While herb gardens can differ in size and overall makeup, learning how to select the best herbs for your garden using these step-by-step tips is vital for you to enjoy their many benefits well after the first seedling is planted.



Step 1:
Identify the herbs you want to grow. As simple as it is, creating a list will help determine how much space is needed and where herbs should be placed in your garden. Environmental factors like sunlight and wind exposure, as well as neighboring herbs' growing needs and characteristics - like height, spread and growth rate - should be considered during the planning process as they can dictate where specific herbs are planted. For example, herbs like rosemary and thyme should be planted together as they both require full sun exposure, but need less water.
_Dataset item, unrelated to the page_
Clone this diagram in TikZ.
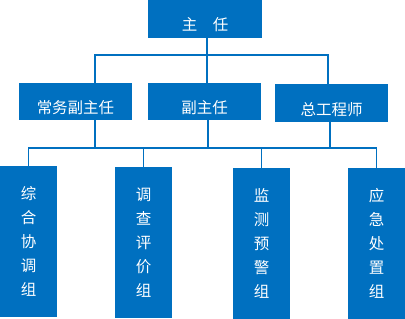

Rosemary also grows well with sage; the pairing of the two herbs helps deter garden pests like beetles and flies that may cause plant damage. Other herbs like lemon balm and mint can be invasive and spread quickly, so it's best to plant them in containers for manageable maintenance and care.
Step 2:
Determine which herbs will grow from seeds and which to transplant from root balls or cuttings to plan your garden's growth cycle. Parsley, cilantro and chives are some of the easiest herbs to grow from seed; select slow-bolt varieties specifically for cilantro and chives to extend harvest time. Other herbs like sage, lavender and rosemary are better suited to being planted from cuttings or transplants, as they take longer to reach full maturity. Planting a mix of seedlings and herbs that are a few weeks old helps lengthen the growing season, keeping a steady growth and providing consistent harvest.
Step 3: 
Once preparation is complete, it's time to plant. It's best to place taller herbs like basil and lavender in the back of your bed to create an appealing backdrop for other low-growing flowers and herbs; plant shorter herbs in front, descending in height. Herbs like oregano that are short and trailing should be planted around the border so they can spill over the edges freely. If you're transplanting herbs from a pot or container, make sure you dig a hole that's deep enough so that it's flush with the top of the root ball, and then pat them in with surrounding soil. Keep in mind to plant herbs in succession - with roughly 7 to 14 days between plantings - for a longer harvest.
Step 4:
Ongoing maintenance. Though all herbs require some maintenance to help sustain their overall health and growth, different herbs have various needs. Drought-resistant herbs like oregano, thyme and rosemary require little water, whereas basil needs watering consistently. Some herbs like mint and lemon balm spread quickly, so it's best to prune regularly to maintain their growth and restrain crowding in your garden.
Step 5:
Harvest herbs. Just like ongoing maintenance, herbs' harvesting needs differ across the board. Chives, for example, don't last long and need to be picked while they are fresh. Leafy herbs should be pruned with a bypass pruner just above the nodes to encourage growth. When it comes to timing, it's best to harvest herbs in the morning hours to protect their oils, which provide their flavor and scent.